* DO THIS
Quote from the first line below through the line that contains "3375, 2950, 3065];", both included, and leave the pictures out.

* DATASET SECTION
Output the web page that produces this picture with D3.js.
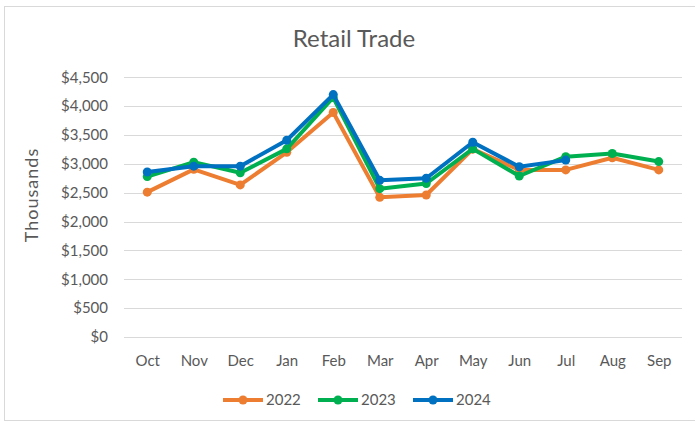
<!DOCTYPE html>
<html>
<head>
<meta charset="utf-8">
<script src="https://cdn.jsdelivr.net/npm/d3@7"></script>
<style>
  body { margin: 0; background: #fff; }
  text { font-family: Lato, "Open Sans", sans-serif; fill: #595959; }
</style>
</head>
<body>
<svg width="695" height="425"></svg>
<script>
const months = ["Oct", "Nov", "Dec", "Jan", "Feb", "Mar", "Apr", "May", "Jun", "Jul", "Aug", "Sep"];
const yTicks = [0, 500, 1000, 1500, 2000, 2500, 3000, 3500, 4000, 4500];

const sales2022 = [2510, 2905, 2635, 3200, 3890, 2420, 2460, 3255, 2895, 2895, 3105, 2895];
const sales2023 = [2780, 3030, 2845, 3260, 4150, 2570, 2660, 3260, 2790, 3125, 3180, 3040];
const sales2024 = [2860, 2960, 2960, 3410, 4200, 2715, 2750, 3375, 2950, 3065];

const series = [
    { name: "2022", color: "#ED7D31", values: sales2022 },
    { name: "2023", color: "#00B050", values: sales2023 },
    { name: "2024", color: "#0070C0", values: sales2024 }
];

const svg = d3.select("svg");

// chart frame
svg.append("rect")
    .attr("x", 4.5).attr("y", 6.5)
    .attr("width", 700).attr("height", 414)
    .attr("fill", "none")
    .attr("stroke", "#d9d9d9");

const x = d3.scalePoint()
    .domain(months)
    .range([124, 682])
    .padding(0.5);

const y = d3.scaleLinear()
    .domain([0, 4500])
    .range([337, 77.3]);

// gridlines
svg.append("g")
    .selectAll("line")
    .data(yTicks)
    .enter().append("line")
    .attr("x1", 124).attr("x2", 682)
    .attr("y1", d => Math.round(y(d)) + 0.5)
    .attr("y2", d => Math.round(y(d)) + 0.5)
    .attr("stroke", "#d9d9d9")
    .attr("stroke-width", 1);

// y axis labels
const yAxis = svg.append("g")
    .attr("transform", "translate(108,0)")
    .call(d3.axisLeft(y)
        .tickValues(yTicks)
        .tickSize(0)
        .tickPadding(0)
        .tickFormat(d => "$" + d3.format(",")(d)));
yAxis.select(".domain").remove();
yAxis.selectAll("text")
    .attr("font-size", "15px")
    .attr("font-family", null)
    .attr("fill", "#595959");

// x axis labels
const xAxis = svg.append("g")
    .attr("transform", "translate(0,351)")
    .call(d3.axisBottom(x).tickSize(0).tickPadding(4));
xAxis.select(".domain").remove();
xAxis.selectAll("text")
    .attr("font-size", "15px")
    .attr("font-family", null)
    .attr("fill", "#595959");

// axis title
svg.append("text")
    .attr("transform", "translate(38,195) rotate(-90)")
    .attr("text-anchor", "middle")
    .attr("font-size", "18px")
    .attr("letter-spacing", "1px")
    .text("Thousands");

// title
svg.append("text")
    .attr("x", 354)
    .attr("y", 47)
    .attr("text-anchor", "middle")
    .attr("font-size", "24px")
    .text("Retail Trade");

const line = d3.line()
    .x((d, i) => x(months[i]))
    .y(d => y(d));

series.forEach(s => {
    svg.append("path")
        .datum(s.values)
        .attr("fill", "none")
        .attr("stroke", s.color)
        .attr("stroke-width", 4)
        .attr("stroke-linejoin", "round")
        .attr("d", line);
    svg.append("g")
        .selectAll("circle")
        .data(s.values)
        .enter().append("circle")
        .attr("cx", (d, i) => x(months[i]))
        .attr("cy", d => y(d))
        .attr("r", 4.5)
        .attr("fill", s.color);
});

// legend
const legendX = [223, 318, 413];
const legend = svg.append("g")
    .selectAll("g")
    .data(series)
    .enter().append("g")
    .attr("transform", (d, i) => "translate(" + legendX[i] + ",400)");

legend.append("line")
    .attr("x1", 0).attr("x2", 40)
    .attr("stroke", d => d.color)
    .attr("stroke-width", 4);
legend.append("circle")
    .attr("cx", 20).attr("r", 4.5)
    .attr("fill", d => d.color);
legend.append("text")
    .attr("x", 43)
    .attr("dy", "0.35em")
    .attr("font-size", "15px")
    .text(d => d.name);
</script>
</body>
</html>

* WRITTEN RESPONSE
Output the web page that produces this picture with D3.js.
<!DOCTYPE html>
<html>
<head>
<meta charset="utf-8">
<script src="https://cdn.jsdelivr.net/npm/d3@7"></script>
<style>
  body { margin: 0; background: #fff; }
  text { font-family: Lato, "Open Sans", sans-serif; fill: #595959; }
</style>
</head>
<body>
<svg width="695" height="425"></svg>
<script>
const months = ["Oct", "Nov", "Dec", "Jan", "Feb", "Mar", "Apr", "May", "Jun", "Jul", "Aug", "Sep"];
const yTicks = [0, 500, 1000, 1500, 2000, 2500, 3000, 3500, 4000, 4500];

const sales2022 = [2510, 2905, 2635, 3200, 3890, 2420, 2460, 3255, 2895, 2895, 3105, 2895];
const sales2023 = [2780, 3030, 2845, 3260, 4150, 2570, 2660, 3260, 2790, 3125, 3180, 3040];
const sales2024 = [2860, 2960, 2960, 3410, 4200, 2715, 2750, 3375, 2950, 3065];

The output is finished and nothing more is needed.